Meski begitu, upaya peredaman aksi unjuk rasa yang dilakukan ternyata belum mampu meredam gelombang protes yang ada.
Pengunjuk rasa tetap bersikeras untuk menyuarakan suara mereka terkait politik negara yang korup dan tidak terorganisir, serta menuduh adanya perlakuan tidak adil atas penggulingan pemimpin terpilih Peru, Castillo. Selain itu, pengunjuk rasa juga menuntut Boluarte untuk mengundurkan diri, membubarkan Kongres, merubah konstitusi, dan membebaskan Castillo.
Senin, 9 Januari 2022 dicatat sebagai hari dimana unjuk rasa paling keras terjadi.
Pada hari itu, 17 warga sipil tewas di wilayah Puno, wilayah Peru bagian selatan. Puno merupakan sebuah kawasan di Peru yang berbatasan langsung dengan Bolivia. Kawasan tersebut adalah rumah bagi para pribumi Aymara dan telah menjadi episentrum gerakan unjuk rasa para pendukung Castillo.
Di Kota Juliaca yang termasuk ke dalam kawasan Puno, para pengunjuk rasa menyerbu bandara setempat yang kala  itu tengah dijaga oleh pihak berwenang.
Kelompok HAM setempat  menuduh bahwa pihak berwenang menggunakan senjata berapi dalam menghadapi pengunjuk rasa.
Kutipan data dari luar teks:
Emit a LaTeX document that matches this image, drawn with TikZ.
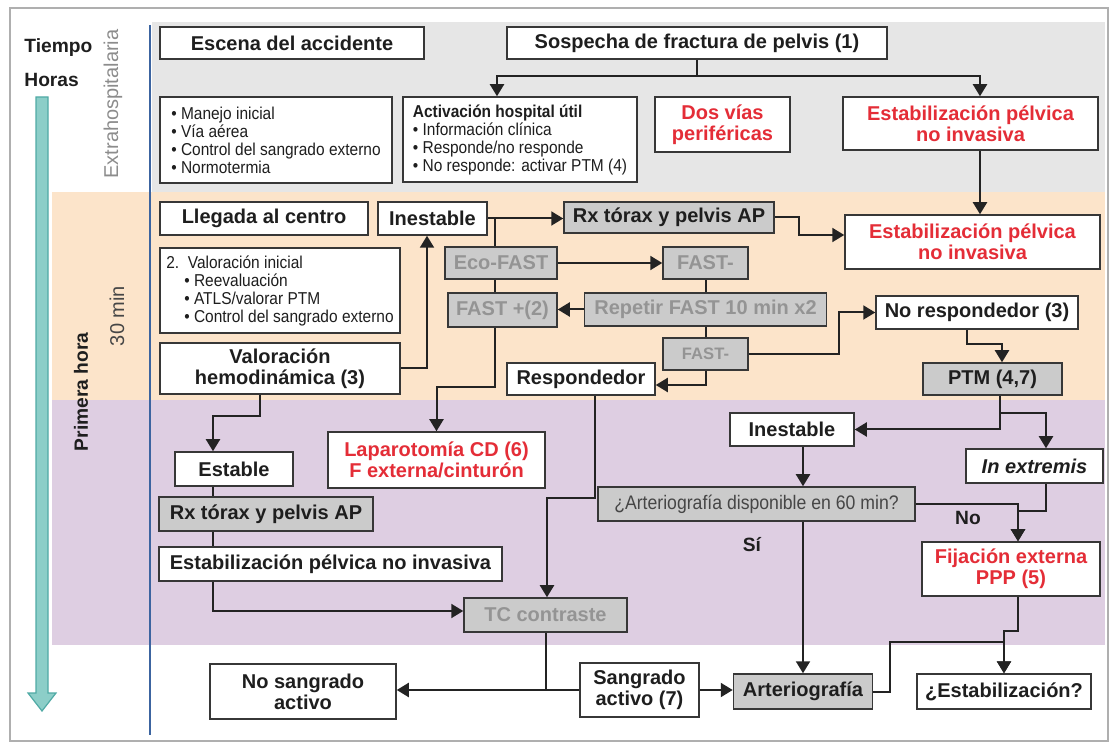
\documentclass[tikz,border=0pt]{standalone}
\usepackage{fontspec}
\setmainfont{Liberation Sans}
\newfontfamily\condfont[FakeStretch=0.9]{Liberation Sans}
\usetikzlibrary{arrows.meta,calc}
\definecolor{boxline}{RGB}{55,55,55}
\definecolor{linecol}{RGB}{35,35,35}
\definecolor{txt}{RGB}{30,30,30}
\definecolor{redtxt}{RGB}{228,45,55}
\definecolor{dimtxt}{RGB}{148,148,148}
\definecolor{qtxt}{RGB}{70,70,70}
\definecolor{boxgray}{RGB}{203,203,203}
\definecolor{bandgray}{RGB}{230,230,230}
\definecolor{bandorange}{RGB}{252,228,202}
\definecolor{bandpurple}{RGB}{222,206,226}
\definecolor{framecol}{RGB}{175,175,175}
\definecolor{timeblue}{RGB}{60,100,160}
\definecolor{tealfill}{RGB}{140,206,200}
\definecolor{tealline}{RGB}{80,170,165}
\definecolor{sidegray}{RGB}{140,140,140}
\tikzset{
  box/.style={draw=boxline,line width=0.75pt,fill=white,inner sep=1pt,align=center,
    text=txt,font=\fontsize{10}{10.5}\selectfont\bfseries},
  graybox/.style={box,fill=boxgray},
  dimbox/.style={graybox,text=dimtxt},
  redbox/.style={box,text=redtxt},
  listbox/.style={box,align=left,font=\condfont\fontsize{8.6}{9}\selectfont},
  wh/.style n args={2}{minimum width=#1pt,minimum height=#2pt},
  lbl/.style={text=txt,inner sep=1pt,font=\fontsize{9.6}{12}\selectfont\bfseries},
  link/.style={draw=linecol,line width=1pt},
  arr/.style={link,->},
}

\begin{document}
\begin{tikzpicture}[x=0.5pt,y=-0.5pt,>={Triangle[length=6pt,width=7pt]}]
\useasboundingbox (0,0) rectangle (1110,743);

\fill[bandgray] (152,22) rectangle (1105,192);
\fill[bandorange] (52,192) rectangle (1105,400);
\fill[bandpurple] (52,400) rectangle (1105,645);
\draw[framecol,line width=0.6pt] (10,8) rectangle (1108,741);
\draw[timeblue,line width=1pt] (150,25) -- (150,735);
\draw[fill=tealfill,draw=tealline,line width=0.6pt]
  (36,97) -- (48,97) -- (48,693) -- (56,693) -- (42,711) -- (28,693) -- (36,693) -- cycle;

\node[lbl,anchor=west] (tiempo) at (22,48) {Tiempo};
\node[lbl,anchor=west] (horas) at (22,80) {Horas};
\node[rotate=90,text=sidegray,font=\fontsize{10}{12}\selectfont] (extra) at (113,104) {Extrahospitalaria};
\node[rotate=90,text=qtxt,font=\fontsize{10}{12}\selectfont] (min30) at (117,316) {30 min};
\node[rotate=90,lbl] (primera) at (81,392) {Primera hora};

\coordinate (spine) at (213,0);
\coordinate (xa) at (495,0);
\coordinate (xc) at (980,0);
\coordinate (xf) at (1018,0);
\coordinate (xh) at (1046,0);

\node[box,wh={132}{16}] (escena) at (292,43) {Escena del accidente};
\node[box,wh={190}{16}] (sospecha) at (697,43) {Sospecha de fractura de pelvis (1)};
\node[listbox,wh={116}{43}] (manejo) at (276,140)
  {• Manejo inicial\\• Vía aérea\\• Control del sangrado externo\\• Normotermia};
\node[listbox,wh={117}{42.5}] (activ) at (520,139.5)
  {{\bfseries Activación hospital útil}\\• Información clínica\\• Responde/no responde\\• No responde: activar PTM (4)};
\node[redbox,wh={67.5}{27.5}] (vias) at (722.5,124.5) {Dos vías\\periféricas};
\node[redbox,wh={127.5}{26.5}] (estab1) at (970.5,123.5) {Estabilización pélvica\\no invasiva};

\node[box,wh={104}{16.5}] (llegada) at (264,218.5) {Llegada al centro};
\node[box,wh={54.5}{16.5}] (inest1) at (432.5,218.5) {Inestable};
\node[listbox,wh={120}{42.5}] (valini) at (280,290.5)
  {2.\enspace Valoración inicial\\\hspace*{9pt}• Reevaluación\\\hspace*{9pt}• ATLS/valorar PTM\\\hspace*{9pt}• Control del sangrado externo};
\node[box,wh={120}{25.5}] (valhem) at (280,368.5) {Valoración\\hemodinámica (3)};
\node[graybox,wh={105}{15.5}] (rx1) at (669,217.5) {Rx tórax y pelvis AP};
\node[redbox,wh={127.5}{27}] (estab2) at (972.5,242) {Estabilización pélvica\\no invasiva};
\node[dimbox,wh={56}{16}] (eco) at (501,263) {Eco-FAST};
\node[dimbox,wh={42.5}{16}] (fastm1) at (705.5,263) {FAST-};
\node[dimbox,wh={121}{16.5}] (repetir) at (705.5,309.5) {Repetir FAST 10 min x2};
\node[dimbox,wh={54.5}{17}] (fastp) at (502.5,310) {FAST +(2)};
\node[dimbox,wh={42.5}{16},font=\fontsize{8.3}{9}\selectfont\bfseries] (fastm2) at (705.5,354) {FAST-};
\node[box,wh={101}{16.5}] (noresp) at (977,312.5) {No respondedor (3)};
\node[box,wh={74}{16}] (resp) at (581,379) {Respondedor};
\node[graybox,wh={69.5}{16}] (ptm) at (992.5,379) {PTM (4,7)};

\node[redbox,wh={108.5}{28}] (lapa) at (436.5,460) {Laparotomía CD (6)\\F externa/cinturón};
\node[box,wh={59}{17}] (estable) at (234,469) {Estable};
\node[graybox,wh={107}{17}] (rx2) at (266,514) {Rx tórax y pelvis AP};
\node[box,wh={171.5}{17}] (estab3) at (330.5,564) {Estabilización pélvica no invasiva};
\node[box,wh={62}{16.5}] (inest2) at (792,429.5) {Inestable};
\node[graybox,wh={158.5}{17},text=qtxt,font=\condfont\fontsize{9.8}{10}\selectfont] (artq) at (756.5,504)
  {¿Arteriografía disponible en 60 min?};
\node[box,wh={68.5}{17}] (extrem) at (1034.5,466) {\textit{In extremis}};
\node[redbox,wh={89}{27}] (fija) at (1011,569) {Fijación externa\\PPP (5)};
\node[dimbox,wh={81.5}{17}] (tc) at (545.5,615) {TC contraste};
\node[lbl] (no) at (968,518) {No};
\node[lbl] (si) at (752,545) {Sí};

\node[box,wh={93}{27.5}] (nosang) at (303,691.5) {No sangrado\\activo};
\node[box,wh={59.5}{27}] (sang) at (639.5,690) {Sangrado\\activo (7)};
\node[graybox,wh={69.5}{17.5}] (arterio) at (803,691.5) {Arteriografía};
\node[box,wh={87}{17.5}] (estabq) at (1004,691.5) {¿Estabilización?};

\draw[link] (sospecha.south) -- ++(0,16) coordinate (split1);
\draw[arr] (split1) -| ([xshift=-11.5pt]activ.north);
\draw[arr] (split1) -| (estab1.north -| xc);
\draw[arr] (estab1.south -| xc) -- (estab2.north -| xc);

\draw[arr] (valhem.east) -| ([xshift=-2.75pt]inest1.south);
\draw[arr] (inest1.east) -- (inest1.east -| rx1.west);
\draw[link] (inest1.east -| xa) -- (eco.north -| xa);
\draw[link] (eco.south -| xa) -- (fastp.north -| xa);
\draw[arr] (fastp.south -| xa) -- ++(0,59) -| (lapa.north);
\draw[arr] (eco.east) -- (eco.east -| fastm1.west);
\draw[link] (fastm1.south) -- (repetir.north);
\draw[arr] (repetir.west) -- (repetir.west -| fastp.east);
\draw[link] (repetir.south) -- (fastm2.north);
\draw[arr] (fastm2.east) -- ++(90,0) |- (noresp.west);
\draw[arr] (fastm2.south) |- ([yshift=-3pt]resp.east);
\draw[arr] (rx1.east) -- ++(24,0) |- ([yshift=3.5pt]estab2.west);
\draw[arr] ([xshift=-5pt]noresp.south) -- ++(0,14) -| ([xshift=4.75pt]ptm.north);

\draw[link] ([xshift=3.75pt]ptm.south) -- ++(0,17) coordinate (p1);
\draw[arr] (p1) -| (extrem.north -| xh);
\draw[arr] (p1) |- (inest2.east);
\draw[arr] (inest2.south -| arterio.north) -- (artq.north -| arterio.north);
\draw[arr] (artq.south -| arterio.north) -- (arterio.north);
\draw[arr] (artq.east) -| (fija.north -| xf);
\draw[arr] (extrem.south -| xh) -- ++(0,27) -| (fija.north -| xf);
\draw[arr] (fija.south -| xf) -- ++(0,34) -| (estabq.north);
\draw[arr] (arterio.east) -- ++(17,0) -- ++(0,-49.5) -| (estabq.north);

\draw[arr] ([xshift=-10pt]valhem.south) -- ++(0,21) -| (estable.north -| spine);
\draw[link] (estable.south -| spine) -- (rx2.north -| spine);
\draw[link] (rx2.south -| spine) -- (estab3.north -| spine);
\draw[arr] (estab3.south -| spine) |- ([yshift=2pt]tc.west);
\draw[arr] ([xshift=7pt]resp.south) -- ++(0,102) -| ([xshift=0.75pt]tc.north);
\draw[link] (tc.south) |- (sang.west);
\draw[arr] (tc.south |- sang.west) -- (nosang.east |- sang.west);
\draw[arr] (sang.east) -- (sang.east -| arterio.west);

\end{tikzpicture}
\end{document}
Pihak berwenang juga dituduh menggunakan senjata dan bahan peledak rakitan.
Pemerintah baru Peru telah mengeluarkan pernyataan pembelaan terkait dengan apa yang dilakukan oleh pihak berwenang untuk membendung aksi para pengunjuk rasa. Mereka mengklaim bahwa pihak berwenang saat itu hanya melakukan tugasnya untuk menjaga bandara dari upaya kudeta terorganisir yang dilakukan oleh para pengunjuk rasa.
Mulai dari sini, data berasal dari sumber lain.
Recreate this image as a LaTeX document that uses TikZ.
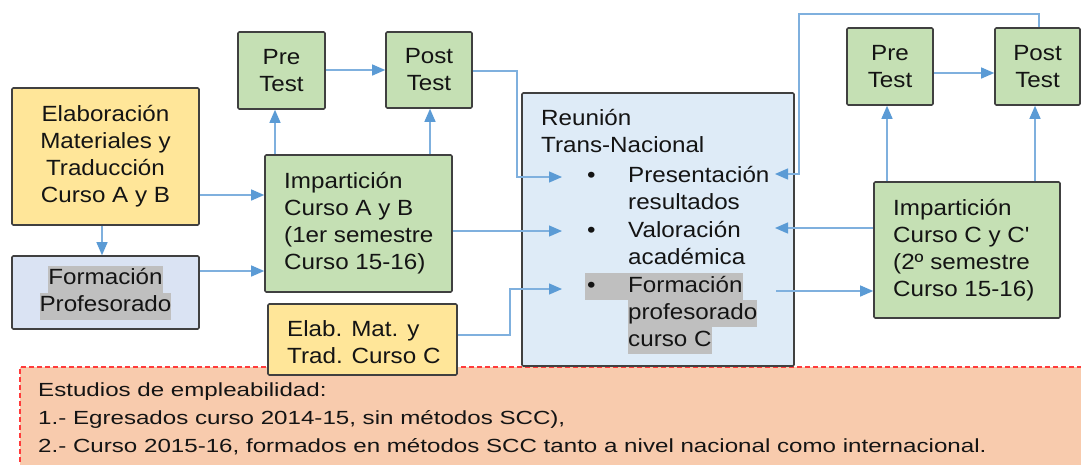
\documentclass[tikz,border=0pt]{standalone}
\usepackage{fontspec}
\setmainfont[FakeStretch=1.1]{Liberation Sans}
\newfontfamily\bottomfont[FakeStretch=1.27]{Liberation Sans}
\usetikzlibrary{arrows.meta}
\definecolor{yel}{HTML}{FFE699}
\definecolor{grn}{HTML}{C5E0B4}
\definecolor{lblue}{HTML}{DAE3F3}
\definecolor{rblue}{HTML}{DEEBF7}
\definecolor{bord}{HTML}{404040}
\definecolor{connc}{HTML}{7FB0DE}
\definecolor{tipc}{HTML}{5B9BD5}
\definecolor{hlgray}{HTML}{BFBFBF}
\definecolor{peach}{HTML}{F8CBAD}
\definecolor{dashred}{HTML}{FF3B3B}
\definecolor{txt}{HTML}{141414}
\newcommand\hlt[1]{{\setlength{\fboxsep}{0pt}\colorbox{hlgray}{\strut #1}}}
\newcommand\mainsize{\fontsize{22}{27}\selectfont}
\newcommand\sq{{\addfontfeatures{Ligatures=TeXOff}'}}
\begin{document}
\begin{tikzpicture}[x=1pt,y=-1pt,
  box/.style={draw=bord, line width=1.6pt, rounded corners=1.2pt, inner sep=0pt,
    text=txt, font=\mainsize, align=center},
  conn/.style={draw=connc, line width=1.3pt, -{Triangle[length=13pt,width=11pt,color=tipc]}},
  lbl/.style={inner sep=0pt, text=txt, font=\mainsize, align=left},
  ]
\useasboundingbox (0,0) rectangle (1081,464);
\fill[white] (0,0) rectangle (1081,464);
% employability box
\node[draw=dashred, fill=peach, dash pattern=on 5pt off 3pt, line width=1.6pt,
  minimum width=1080pt, minimum height=110pt, anchor=north west, inner sep=0pt] (emp) at (19,366) {};
\node[inner sep=0pt, text=txt, align=left, anchor=north west,
  font=\bottomfont\fontsize{19}{28}\selectfont] (emptext) at (38,376.4)
  {\strut Estudios de empleabilidad:\\\strut 1.- Egresados curso 2014-15, sin métodos SCC),\\\strut 2.- Curso 2015-16, formados en métodos SCC tanto a nivel nacional como internacional.};

% boxes
\node[box, fill=yel, minimum width=187pt, minimum height=137pt] (elab) at (105.5,156.5)
  {Elaboración\\Materiales y\\Traducción\\Curso A y B};
\node[box, fill=lblue, minimum width=187pt, minimum height=73pt] (form) at (105.5,292.5)
  {\hlt{Formación}\\\hlt{Profesorado}};
\node[box, fill=grn, minimum width=87pt, minimum height=77pt] (pre1) at (281.5,70.5) {Pre\\Test};
\node[box, fill=grn, minimum width=86pt, minimum height=76pt] (post1) at (429,70) {Post\\Test};
\node[box, fill=grn, minimum width=187pt, minimum height=137pt] (impAB) at (358.5,223.5) {};
\node[lbl, anchor=west] (impABt) at (284,223.5) {Impartición\\Curso A y B\\(1er semestre\\Curso 15-16)};
\node[box, fill=yel, minimum width=189pt, minimum height=71pt] (elabC) at (362.5,339.5) {};
\node[lbl, anchor=west] (elabCt) at (287,342) {Elab. Mat. y\\Trad. Curso C};
\node[box, fill=rblue, minimum width=272pt, minimum height=273pt] (reun) at (658,229.5) {};
\node[box, fill=grn, minimum width=86pt, minimum height=77pt] (pre2) at (890,66.5) {Pre\\Test};
\node[box, fill=grn, minimum width=85pt, minimum height=77pt] (post2) at (1037.5,66.5) {Post\\Test};
\node[box, fill=grn, minimum width=186pt, minimum height=136pt] (impC) at (967,250) {};
\node[lbl, anchor=west] (impCt) at (893,250) {Impartición\\Curso C y C\sq\\(2º semestre\\Curso 15-16)};

% Reunion texts
\node[lbl, anchor=north west] (reunt) at (541,106.1) {\strut Reunión\\\strut Trans-Nacional};
\node[lbl, anchor=north west] (itP) at (585,163.1)
  {\strut\makebox[43pt][l]{\hspace*{2pt}•}Presentación\\\strut\hspace*{43pt}resultados};
\node[lbl, anchor=north west] (itV) at (585,218.1)
  {\strut\makebox[43pt][l]{\hspace*{2pt}•}Valoración\\\strut\hspace*{43pt}académica};
\node[lbl, anchor=north west] (itF) at (585,273.1)
  {\hlt{\makebox[43pt][l]{\hspace*{2pt}•}Formación}\\\hspace*{43pt}\hlt{profesorado}\\\hspace*{43pt}\hlt{curso C}};

% connector end points inside the meeting box
\coordinate (inPres) at (562,177);
\coordinate (inVal) at (562,231);
\coordinate (inForm) at (562,289);
\coordinate (inPresR) at (775,174);
\coordinate (inValR) at (775,228);
\coordinate (outForm) at (776,291);

% connectors
\draw[conn] (elab.east |- 0,195) -- (impAB.west |- 0,195);
\draw[conn] (elab.south -| 102,0) -- (form.north -| 102,0);
\draw[conn] (form.east |- 0,271) -- (impAB.west |- 0,271);
\draw[conn] (impAB.north -| 275,0) -- (pre1.south -| 275,0);
\draw[conn] (impAB.north -| 430,0) -- (post1.south -| 430,0);
\draw[conn] (pre1.east |- 0,70) -- (post1.west |- 0,70);
\draw[conn] (post1.east |- 0,71) -| (inPres -| 517,0) -- (inPres);
\draw[conn] (impAB.east |- 0,231) -- (inVal);
\draw[conn] (elabC.east |- 0,335) -| (inForm -| 510,0) -- (inForm);
\draw[conn] (post2.north -| 1039,0) |- (799,14) |- (inPresR);
\draw[conn] (impC.west |- 0,228) -- (inValR);
\draw[conn] (outForm) -- (impC.west |- 0,291);
\draw[conn] (impC.north -| 887,0) -- (pre2.south -| 887,0);
\draw[conn] (impC.north -| 1035,0) -- (post2.south -| 1035,0);
\draw[conn] (pre2.east |- 0,73) -- (post2.west |- 0,73);
\end{tikzpicture}
\end{document}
Kekerasan kemudian terus berlanjut hingga pada Selasa, 10 Januari petugas kepolisian dinyatakan tewas setelah mobilnya dibakar.
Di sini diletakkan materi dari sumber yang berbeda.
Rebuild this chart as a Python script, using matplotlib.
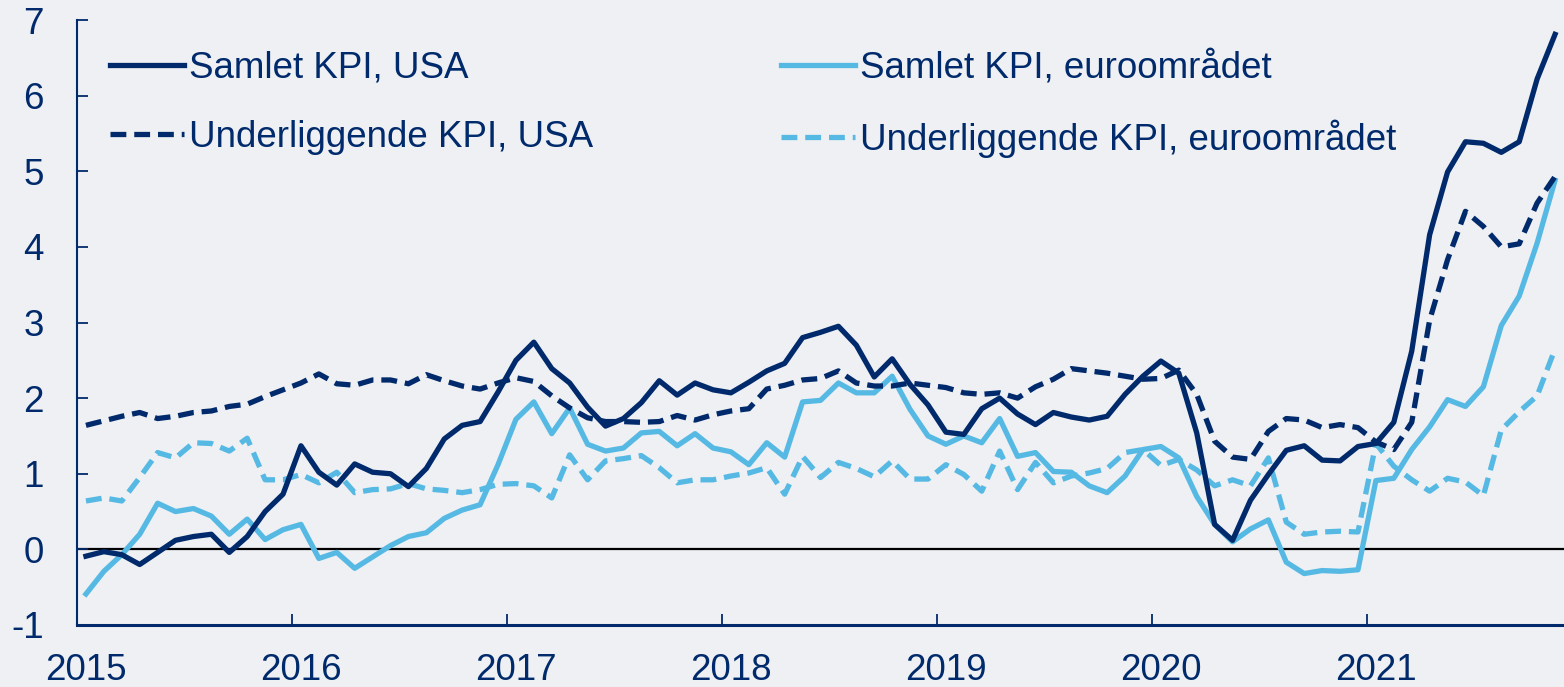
import numpy as np
from matplotlib import pyplot as plt

# monthly data, Jan 2015 - Nov 2021
years = ['2015', '2016', '2017', '2018', '2019', '2020', '2021']

us_total = [-0.09, -0.03, -0.07, -0.2, -0.04, 0.12, 0.17, 0.2, -0.04, 0.17, 0.5, 0.73,
            1.37, 1.02, 0.85, 1.13, 1.02, 1.0, 0.83, 1.07, 1.46, 1.64, 1.69, 2.08,
            2.5, 2.74, 2.39, 2.2, 1.88, 1.63, 1.73, 1.94, 2.23, 2.04, 2.2, 2.11,
            2.07, 2.21, 2.36, 2.46, 2.8, 2.87, 2.95, 2.7, 2.28, 2.52, 2.18, 1.91,
            1.55, 1.52, 1.86, 2.0, 1.79, 1.65, 1.81, 1.75, 1.71, 1.76, 2.05, 2.29,
            2.49, 2.33, 1.54, 0.33, 0.12, 0.65, 0.99, 1.31, 1.37, 1.18, 1.17, 1.36,
            1.4, 1.68, 2.62, 4.16, 4.99, 5.39, 5.37, 5.25, 5.39, 6.22, 6.81]

us_core = [1.64, 1.70, 1.76, 1.81, 1.73, 1.76, 1.81, 1.83, 1.89, 1.92, 2.02, 2.11,
           2.2, 2.32, 2.19, 2.17, 2.24, 2.24, 2.19, 2.31, 2.23, 2.16, 2.12, 2.2,
           2.27, 2.22, 2.03, 1.87, 1.74, 1.69, 1.69, 1.68, 1.69, 1.77, 1.71, 1.78,
           1.83, 1.86, 2.12, 2.17, 2.24, 2.26, 2.36, 2.2, 2.16, 2.16, 2.2, 2.17,
           2.14, 2.07, 2.05, 2.07, 2.0, 2.15, 2.25, 2.39, 2.36, 2.33, 2.29, 2.25,
           2.26, 2.37, 2.05, 1.43, 1.22, 1.19, 1.56, 1.73, 1.71, 1.61, 1.65, 1.61,
           1.42, 1.32, 1.68, 3.03, 3.83, 4.47, 4.27, 4.0, 4.04, 4.58, 4.93]

eu_total = [-0.59, -0.29, -0.07, 0.2, 0.61, 0.5, 0.54, 0.44, 0.2, 0.4, 0.13, 0.26,
            0.33, -0.12, -0.04, -0.25, -0.1, 0.05, 0.17, 0.22, 0.41, 0.52, 0.59, 1.12,
            1.72, 1.95, 1.53, 1.87, 1.39, 1.3, 1.34, 1.54, 1.56, 1.37, 1.53, 1.34,
            1.29, 1.12, 1.41, 1.22, 1.95, 1.97, 2.2, 2.07, 2.07, 2.29, 1.85, 1.5,
            1.39, 1.5, 1.41, 1.73, 1.23, 1.28, 1.03, 1.02, 0.84, 0.75, 0.97, 1.32,
            1.36, 1.21, 0.7, 0.33, 0.1, 0.27, 0.39, -0.17, -0.32, -0.28, -0.29, -0.27,
            0.91, 0.94, 1.32, 1.62, 1.98, 1.89, 2.15, 2.96, 3.35, 4.05, 4.88]

eu_core = [0.64, 0.68, 0.64, 0.95, 1.28, 1.21, 1.41, 1.4, 1.3, 1.47, 0.92, 0.92,
           0.99, 0.88, 1.02, 0.75, 0.79, 0.8, 0.87, 0.8, 0.78, 0.75, 0.79, 0.86,
           0.87, 0.84, 0.68, 1.25, 0.92, 1.17, 1.2, 1.24, 1.08, 0.88, 0.92, 0.92,
           0.97, 1.01, 1.08, 0.73, 1.23, 0.95, 1.15, 1.07, 0.96, 1.17, 0.93, 0.93,
           1.12, 0.99, 0.77, 1.3, 0.79, 1.15, 0.88, 0.97, 1.01, 1.07, 1.28, 1.32,
           1.11, 1.19, 1.05, 0.84, 0.92, 0.84, 1.21, 0.36, 0.2, 0.23, 0.24, 0.23,
           1.4, 1.1, 0.92, 0.77, 0.94, 0.89, 0.71, 1.58, 1.82, 2.03, 2.65]

navy = '#002A6B'
light = '#56B9E4'
bg = '#EEF0F3'
fs = 26.5

plt.rcParams['font.family'] = ['Liberation Sans', 'DejaVu Sans']

fig = plt.figure(figsize=(15.64, 6.87), dpi=100, facecolor=bg)
ax = fig.add_axes([77 / 1564, 62 / 687, 1 - 77 / 1564, (625 - 20) / 687])
ax.set_facecolor(bg)

x = np.arange(len(us_total)) + 0.5
lw = 3.8
ax.axhline(0, color='black', lw=1.6, zorder=1)
ax.plot(x, us_total, color=navy, lw=lw, label='Samlet KPI, USA', zorder=3)
ax.plot(x, us_core, color=navy, lw=lw, dashes=(3.0, 1.5), label='Underliggende KPI, USA', zorder=3)
ax.plot(x, eu_total, color=light, lw=lw, label='Samlet KPI, euroområdet', zorder=2)
ax.plot(x, eu_core, color=light, lw=lw, dashes=(3.0, 1.5), label='Underliggende KPI, euroområdet', zorder=2)

ax.set_xlim(0, 83)
ax.set_ylim(-1, 7)
ax.set_yticks(range(-1, 8))
ax.set_yticklabels([str(v) for v in range(-1, 8)])
ax.set_xticks([12 * k for k in range(len(years))])
ax.set_xticklabels([])
ax.set_xticks([12 * k + 0.5 for k in range(len(years))], minor=True)
ax.set_xticklabels(years, minor=True)

ax.tick_params(axis='both', which='major', direction='in', length=8, width=1.3, color=navy,
               labelsize=fs, labelcolor=navy)
ax.tick_params(axis='y', pad=24)
ax.tick_params(axis='x', which='minor', length=0, labelsize=fs, labelcolor=navy, pad=20)

for s in ['top', 'right']:
    ax.spines[s].set_visible(False)
ax.spines['left'].set_color(navy)
ax.spines['left'].set_linewidth(1.5)
ax.spines['bottom'].set_color(navy)
ax.spines['bottom'].set_linewidth(2.2)

handles, labels = ax.get_legend_handles_labels()
leg = fig.legend(handles, labels, ncol=2,
                 loc='upper left', bbox_to_anchor=(110 / 1564, 1 - 51 / 687),
                 frameon=False, fontsize=fs, handlelength=2.0, handletextpad=0.15,
                 columnspacing=5.1, labelspacing=0.92, borderpad=0, borderaxespad=0)
for t in leg.get_texts():
    t.set_color(navy)

fig.savefig('out.png', dpi=100, facecolor=bg)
Banyaknya korban yang tewas dalam aksi unjuk rasa ini mendapat teguran dari Kantor Perwakilan PBB di Peru. Mereka menyatakan keprihatinan yang mendalam atas meningkatnya kekerasan yang terjadi. Mereka juga mendesak pihak berwenang agar mengambil tindakan darurat untuk memastikan penghormatan terhadap HAM, termasuk hak untuk mengadakan unjuk rasa secara damai.
Karena peristiwa berdarah itu, Kejaksaan Agung setempat kemudian menyelidiki Presiden baru Peru Boluarte, Menteri Pertahanan baru Jorge Chavez, serta Menteri Dalam Negeri Victor Rojas dengan tuduhan "genosida, pembunuhan, serta cedera serius".